Digital Currency & Bitcoin (Part 2): Invest in the Currency or the Wallet
It wasn't until I came across Coinbase in August in 2012 that I felt I must look at Bitcoin and virtual currency in depth. I was rooting for bitcoin so I looked for all the evidence that shed a positive light on the new age currency. It seemed like more and more legitimate businesses had started to accept bitcoin as payment, but still no large commerce players. The sheer media attention was creating an upward spiral. While wallets had been hacked, the bitcoin system remained intact. At $10-15/bitcoin the total market value was over a quarter of a billion dollars. One thing that really stood out for me was its cross border functionality. Seeing the number of people and businesses that lose money converting USD to Indian Rupees with their family or subsidiaries, I thought this was one of bitcoin's killer features. This quality would be the area that would grow fastest and create at least a niche market. This "niche" however is MASSIVE, with Western Union alone doing $80 billion annually in consumer to consumer transactions. But these transactions don't have to be done through bitcoin given competitors like ripple or copycats like litecoin could end up having better security or better features. In technology investing I'm always a little nervous of who wins:Yahoo vs Google vs alta vista, lycos, 100s others, Friendster vs Facebook vs Myspace, Xbox vs playstation vs Wii battles. I rather pick 2 top horses than just bank on 1.

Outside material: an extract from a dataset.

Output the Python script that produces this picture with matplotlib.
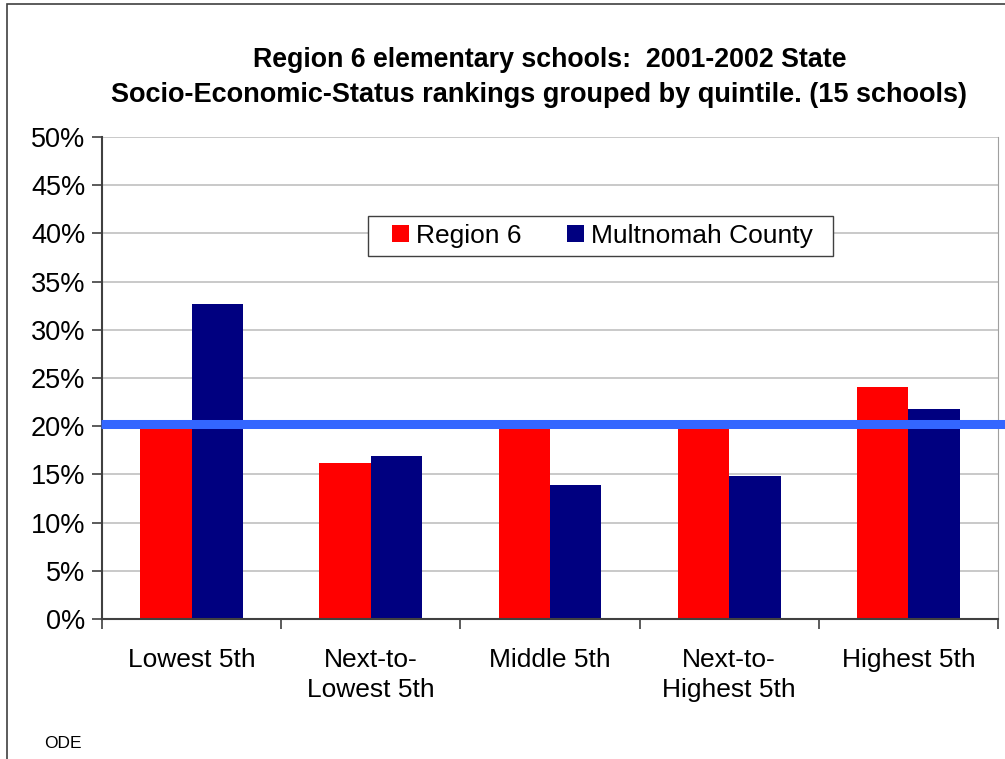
import numpy as np
import matplotlib.pyplot as plt
from matplotlib.patches import Rectangle
from matplotlib.ticker import FuncFormatter

plt.rcParams['font.family'] = ['Liberation Sans', 'DejaVu Sans']

categories = ['Lowest 5th', 'Next-to-\nLowest 5th', 'Middle 5th', 'Next-to-\nHighest 5th', 'Highest 5th']
region6 = [20.0, 16.2, 20.0, 20.0, 24.1]
multnomah = [32.7, 16.9, 13.9, 14.8, 21.8]
state_line = 20.2

fig = plt.figure(figsize=(10.05, 7.59), dpi=100)
W, H = 1005, 759
ax = fig.add_axes([102 / W, 1 - 619 / H, 896 / W, 482 / H])

# outer chart frame (right and bottom run off the image)
fig.patches.append(Rectangle((7 / W, -0.1), 1.2, 1 - 4 / H + 0.1, transform=fig.transFigure,
                             fill=False, edgecolor='#404040', linewidth=1.2))

x = np.arange(len(categories))
bw = 0.287
ax.bar(x - bw / 2, region6, bw, color='#FF0000', label='Region 6', zorder=2)
ax.bar(x + bw / 2, multnomah, bw, color='#000080', label='Multnomah County', zorder=2)

ax.plot([-0.505, 5.05], [state_line, state_line], color='#3366FF', linewidth=6.5,
        solid_capstyle='butt', zorder=3, clip_on=False)

ax.set_xlim(-0.5, 4.5)
ax.set_ylim(0, 50)
ax.set_yticks(np.arange(0, 51, 5))
ax.yaxis.set_major_formatter(FuncFormatter(lambda v, p: f'{v:.0f}%'))
ax.grid(axis='y', color='#C0C0C0', linewidth=1.2, zorder=0)
ax.set_axisbelow(True)

ax.set_xticks(np.arange(-0.5, 4.6, 1))
ax.set_xticklabels([])
ax.set_xticks(x, minor=True)
ax.set_xticklabels(categories, minor=True, fontsize=19, va='top', linespacing=1.33)
ax.tick_params(axis='x', which='minor', length=0, pad=21)
ax.tick_params(axis='x', which='major', length=7, width=1.2, color='#404040', direction='out')
ax.tick_params(axis='y', length=7, width=1.2, color='#404040', labelsize=19.5, pad=5)

ax.spines['top'].set_visible(False)
ax.spines['right'].set_color('#A0A0A0')
for s in ('left', 'bottom'):
    ax.spines[s].set_color('#404040')
    ax.spines[s].set_linewidth(1.5)

fig.text(550 / W, 1 - 60 / H, 'Region 6 elementary schools:  2001-2002 State',
         ha='center', va='center', fontsize=19.3, fontweight='bold')
fig.text(539 / W, 1 - 95 / H, 'Socio-Economic-Status rankings grouped by quintile. (15 schools)',
         ha='center', va='center', fontsize=19.5, fontweight='bold')

# legend box
ax.add_patch(Rectangle((368 / W, 1 - 256 / H), 465 / W, 40 / H, transform=fig.transFigure,
                       facecolor='white', edgecolor='#404040', linewidth=1.0, zorder=4,
                       clip_on=False))
leg = ax.legend(loc='center left', bbox_to_anchor=(392 / W, 1 - 236 / H), bbox_transform=fig.transFigure,
                ncol=2, fontsize=19, frameon=False, borderpad=0, borderaxespad=0,
                handlelength=0.64, handleheight=0.64, handletextpad=0.27, columnspacing=1.74)
leg.set_zorder(5)

fig.text(44 / W, 1 - 744 / H, 'ODE', fontsize=12.5, ha='left', va='center')

fig.savefig('out.png', dpi=100)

So then the big question was, is it smarter to just invest in the infrastructure around bitcoin, namely wallets and exchanges rather than the currency itself? I decided at the time that selling the picks and shovels were better to invest in rather than attempting to mine gold! So in September I made an investment in Coinbase.
For the rest of 2012, I tried to come up with ways to do business in bitcoin based on the hype. By February 2013 with the sharp price rise in the value of bitcoin to the $20s I made a decision to overcome my fear in connecting my bank account, the belief that multiple currencies would compete with bitcoin, the idea that bitcoin's intrinsic value is based on its "true" usage for non-speculative transactions and that Bitcoin's surge would be short-lived. I did a quick calculation with the assumption that if bitcoins are used only in the money transfer market via platforms like Coinbase then a reasonable prediction of a $1 billion market value in the next 2 years was likely. Thus dividing it by the maximum potential bitcoins outstanding, 21 million, the implied value would be ~$50. Furthermore, I figured like all growth stories, the pendulum often swings far away from reality and thus it could end up going to $70 or $80. Thus purchasing some bitcoin via a secure Coinbase wallet in the mid $20s would give me at least a 2x return or a 40% IRR. Given the over 100% increase over the last 2 months and the amount of volatility, I figured I'd space out my purchases over a month:
What I didn't predict was that my Valentine's Day purchase would keep increasing by over 10% on some days to hit $50 within a month of my purchase!
Soon after my first bitcoin purchase, Union Square invested $5 million in Coinbase. My investment was at a seed round that converted at that point. By November, bitcoin started hitting the $500s or 20x of what it was in Feb '13 and 50x from September '12 when I invested in Coinbase. I started feeling like my decision to invest in the wallet over the currency was clearly a bad one, until Andreessen Horowitz, my favorite venture firm, invested in Coinbase at a $140 million valuation in Dec '13. ~20x! On the surface, this valuation actually makes no sense to me, Coinbase has grown dramatically but I don't know how they got to such a steep valuation. I guess I can't complain.